Mathematical and Deep Learning Methods in High-Energy Physics: From Temporal Variability in M82 ULXs to Spatial Features in Planck Maps

Modern Astronomy gathers data from a plethora of instruments from the ground and from space, spanning the entire electromagnetic spectrum and even some non-electromagnetic carriers of information, such as neutrinos and gravitational waves. The quality and quantity of data is rapidly increasing over time, but analysis techniques are often lagging behind in terms of fully taking advantage of this complexity. On the one hand, this is expected: popular analysis techniques receive continuous algorithmic development, making the analysis extremely fast. This is the case of the Fast Fourier Transform, which revolutionized frequency analysis. Today, the power spectral density is still routinely modeled using periodograms calculated through an FFT, despite its very well-known limitations in terms of spectral resolution and rather strict assumptions.

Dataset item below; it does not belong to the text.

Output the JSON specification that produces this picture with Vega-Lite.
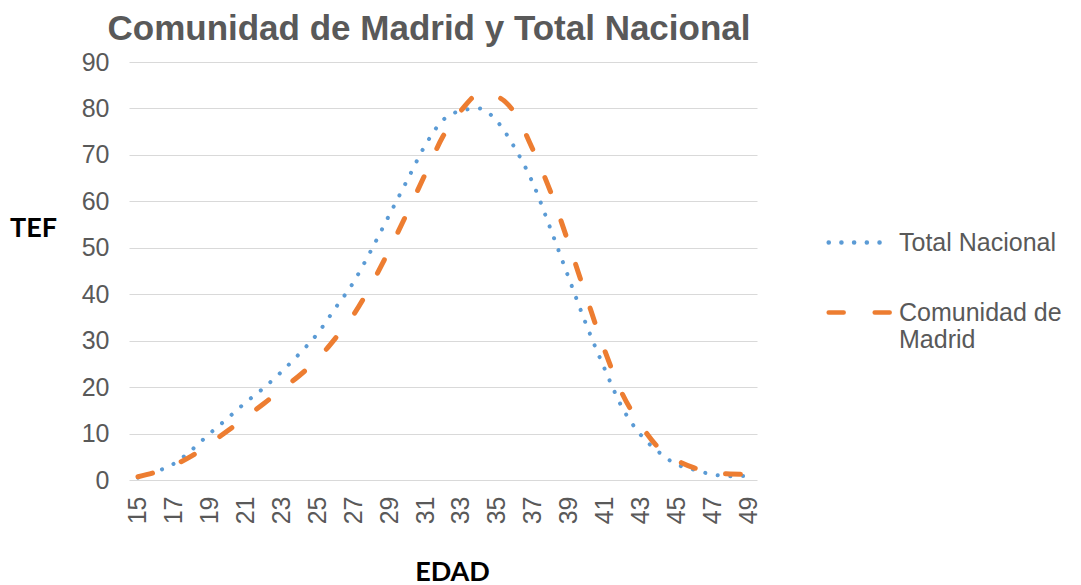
{
  "$schema": "https://vega.github.io/schema/vega-lite/v6.json",
  "width": 628,
  "height": 418,
  "autosize": {"type": "none"},
  "padding": {"left": 129, "top": 62, "right": 324, "bottom": 105},
  "background": "white",
  "config": {"view": {"stroke": null}},
  "title": {"text": "Comunidad de Madrid y Total Nacional", "fontSize": 35, "font": "Liberation Sans", "fontWeight": "bold", "color": "#595959", "anchor": "middle", "dx": -14, "offset": 3, "frame": "group"},
  "datasets": {
    "tef": [
      {"edad": 15, "serie": "Total Nacional", "tef": 0.5},
      {"edad": 16, "serie": "Total Nacional", "tef": 1.8},
      {"edad": 17, "serie": "Total Nacional", "tef": 3.5},
      {"edad": 18, "serie": "Total Nacional", "tef": 6.5},
      {"edad": 19, "serie": "Total Nacional", "tef": 10},
      {"edad": 20, "serie": "Total Nacional", "tef": 13.3},
      {"edad": 21, "serie": "Total Nacional", "tef": 16.7},
      {"edad": 22, "serie": "Total Nacional", "tef": 19.8},
      {"edad": 23, "serie": "Total Nacional", "tef": 23.3},
      {"edad": 24, "serie": "Total Nacional", "tef": 27.2},
      {"edad": 25, "serie": "Total Nacional", "tef": 31.5},
      {"edad": 26, "serie": "Total Nacional", "tef": 37},
      {"edad": 27, "serie": "Total Nacional", "tef": 42.5},
      {"edad": 28, "serie": "Total Nacional", "tef": 49.5},
      {"edad": 29, "serie": "Total Nacional", "tef": 57},
      {"edad": 30, "serie": "Total Nacional", "tef": 64.5},
      {"edad": 31, "serie": "Total Nacional", "tef": 72},
      {"edad": 32, "serie": "Total Nacional", "tef": 77.5},
      {"edad": 33, "serie": "Total Nacional", "tef": 79.5},
      {"edad": 34, "serie": "Total Nacional", "tef": 80},
      {"edad": 35, "serie": "Total Nacional", "tef": 77.3},
      {"edad": 36, "serie": "Total Nacional", "tef": 71.5},
      {"edad": 37, "serie": "Total Nacional", "tef": 64},
      {"edad": 38, "serie": "Total Nacional", "tef": 54},
      {"edad": 39, "serie": "Total Nacional", "tef": 43.6},
      {"edad": 40, "serie": "Total Nacional", "tef": 33.3},
      {"edad": 41, "serie": "Total Nacional", "tef": 24},
      {"edad": 42, "serie": "Total Nacional", "tef": 15.5},
      {"edad": 43, "serie": "Total Nacional", "tef": 9.8},
      {"edad": 44, "serie": "Total Nacional", "tef": 6.1},
      {"edad": 45, "serie": "Total Nacional", "tef": 3.4},
      {"edad": 46, "serie": "Total Nacional", "tef": 2.2},
      {"edad": 47, "serie": "Total Nacional", "tef": 1.2},
      {"edad": 48, "serie": "Total Nacional", "tef": 0.8},
      {"edad": 49, "serie": "Total Nacional", "tef": 0.9},
      {"edad": 15, "serie": "Comunidad de Madrid", "tef": 0.7},
      {"edad": 16, "serie": "Comunidad de Madrid", "tef": 1.7},
      {"edad": 17, "serie": "Comunidad de Madrid", "tef": 3.2},
      {"edad": 18, "serie": "Comunidad de Madrid", "tef": 5.2},
      {"edad": 19, "serie": "Comunidad de Madrid", "tef": 7.8},
      {"edad": 20, "serie": "Comunidad de Madrid", "tef": 10.6},
      {"edad": 21, "serie": "Comunidad de Madrid", "tef": 13.5},
      {"edad": 22, "serie": "Comunidad de Madrid", "tef": 16.4},
      {"edad": 23, "serie": "Comunidad de Madrid", "tef": 19.5},
      {"edad": 24, "serie": "Comunidad de Madrid", "tef": 22.5},
      {"edad": 25, "serie": "Comunidad de Madrid", "tef": 26},
      {"edad": 26, "serie": "Comunidad de Madrid", "tef": 30.5},
      {"edad": 27, "serie": "Comunidad de Madrid", "tef": 35.5},
      {"edad": 28, "serie": "Comunidad de Madrid", "tef": 42},
      {"edad": 29, "serie": "Comunidad de Madrid", "tef": 49.5},
      {"edad": 30, "serie": "Comunidad de Madrid", "tef": 57.5},
      {"edad": 31, "serie": "Comunidad de Madrid", "tef": 65.8},
      {"edad": 32, "serie": "Comunidad de Madrid", "tef": 74},
      {"edad": 33, "serie": "Comunidad de Madrid", "tef": 79.5},
      {"edad": 34, "serie": "Comunidad de Madrid", "tef": 83},
      {"edad": 35, "serie": "Comunidad de Madrid", "tef": 82.5},
      {"edad": 36, "serie": "Comunidad de Madrid", "tef": 79},
      {"edad": 37, "serie": "Comunidad de Madrid", "tef": 71.2},
      {"edad": 38, "serie": "Comunidad de Madrid", "tef": 62},
      {"edad": 39, "serie": "Comunidad de Madrid", "tef": 51},
      {"edad": 40, "serie": "Comunidad de Madrid", "tef": 39.3},
      {"edad": 41, "serie": "Comunidad de Madrid", "tef": 28},
      {"edad": 42, "serie": "Comunidad de Madrid", "tef": 18.5},
      {"edad": 43, "serie": "Comunidad de Madrid", "tef": 12},
      {"edad": 44, "serie": "Comunidad de Madrid", "tef": 7},
      {"edad": 45, "serie": "Comunidad de Madrid", "tef": 4.3},
      {"edad": 46, "serie": "Comunidad de Madrid", "tef": 2.6},
      {"edad": 47, "serie": "Comunidad de Madrid", "tef": 1.5},
      {"edad": 48, "serie": "Comunidad de Madrid", "tef": 1.3},
      {"edad": 49, "serie": "Comunidad de Madrid", "tef": 1.2}
    ]
  },
  "data": {"name": "tef"},
  "encoding": {
    "x": {
      "field": "edad", "type": "ordinal",
      "scale": {"type": "point", "padding": 0.5},
      "axis": {
        "values": [15, 17, 19, 21, 23, 25, 27, 29, 31, 33, 35, 37, 39, 41, 43, 45, 47, 49],
        "labelAngle": -90, "labelFont": "Liberation Sans", "labelFontSize": 25, "labelColor": "#595959",
        "labelPadding": 16, "ticks": false, "domain": false, "grid": false,
        "title": "EDAD", "titleFont": "Lato", "titleFontSize": 27, "titleFontWeight": "bold", "titleColor": "#000000",
        "titleX": 323, "titleY": 92, "titleAlign": "center", "titleBaseline": "middle"
      }
    },
    "y": {
      "field": "tef", "type": "quantitative",
      "scale": {"domain": [0, 90]},
      "axis": {
        "values": [0, 10, 20, 30, 40, 50, 60, 70, 80, 90],
        "labelFont": "Liberation Sans", "labelFontSize": 25, "labelColor": "#595959", "labelPadding": 20,
        "ticks": false, "domain": false, "gridColor": "#d9d9d9", "gridWidth": 1.2,
        "title": "TEF", "titleAngle": 0, "titleFont": "Lato", "titleFontSize": 27, "titleFontWeight": "bold", "titleColor": "#000000",
        "titleX": -96, "titleY": 166, "titleAlign": "center", "titleBaseline": "middle"
      }
    },
    "color": {
      "field": "serie", "type": "nominal",
      "scale": {"domain": ["Total Nacional", "Comunidad de Madrid"], "range": ["#5B9BD5", "#ED7D31"]},
      "legend": {
        "orient": "none", "legendX": 697, "legendY": 147, "title": null,
        "symbolType": "stroke", "symbolSize": 3800, "symbolStrokeWidth": 4.5,
        "labelFont": "Liberation Sans", "labelFontSize": 25, "labelColor": "#595959", "labelOffset": 6, "labelLimit": 300,
        "rowPadding": 23,
        "labelExpr": "datum.label == 'Comunidad de Madrid' ? ['Comunidad de', 'Madrid'] : datum.label",
        "encode": {"symbols": {"update": {"strokeCap": {"value": "round"}}}}
      }
    },
    "strokeDash": {
      "field": "serie", "type": "nominal",
      "scale": {"domain": ["Total Nacional", "Comunidad de Madrid"], "range": [[0.1, 12.6], [15, 31]]}
    }
  },
  "layer": [
    {
      "transform": [{"filter": "datum.serie == 'Total Nacional'"}],
      "mark": {"type": "line", "interpolate": "monotone", "strokeCap": "round", "strokeWidth": 4}
    },
    {
      "transform": [{"filter": "datum.serie == 'Comunidad de Madrid'"}],
      "mark": {"type": "line", "interpolate": "monotone", "strokeCap": "round", "strokeWidth": 5}
    }
  ]
}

Renouncing the FFT means increasing the timescales of analysis by many orders of magnitude.One class of analysis tools that have received considerable development is of course Machine Learning, a portmanteau for many different techniques that span from classic algebraic manipulation to algorithms imitating in some way the functioning of the brain (e.g. neural networks). This thesis addresses the challenge of extracting and characterizing faint signals from the wealth of modern astrophysical data, focusing in particular on two major problems in observational astronomy. On one hand, we investigate the timing properties of cosmic X-ray sources, especially ultraluminous X-ray sources (ULXs) in starburst galaxies, aiming to characterize quasi-periodic variability that reflects the physics of accretion onto compact objects. On the other hand, we develop a machine-learning method to detect and classify sources in wide-field infrared survey maps, where instrumental noise and foregrounds often obscure faint signals. In both cases, the goal is to move beyond traditional techniques—such as naive Fourier analysis of evenly sampled data or simple thresholding of images—to apply advanced statistical cleaning, bootstrap resampling, and neural-network algorithms that leverage the high information content of modern observations. By combining rigorous time-series analysis with contemporary deep learning tools, this work seeks to improve the reliability of signal detection in challenging astrophysical datasets.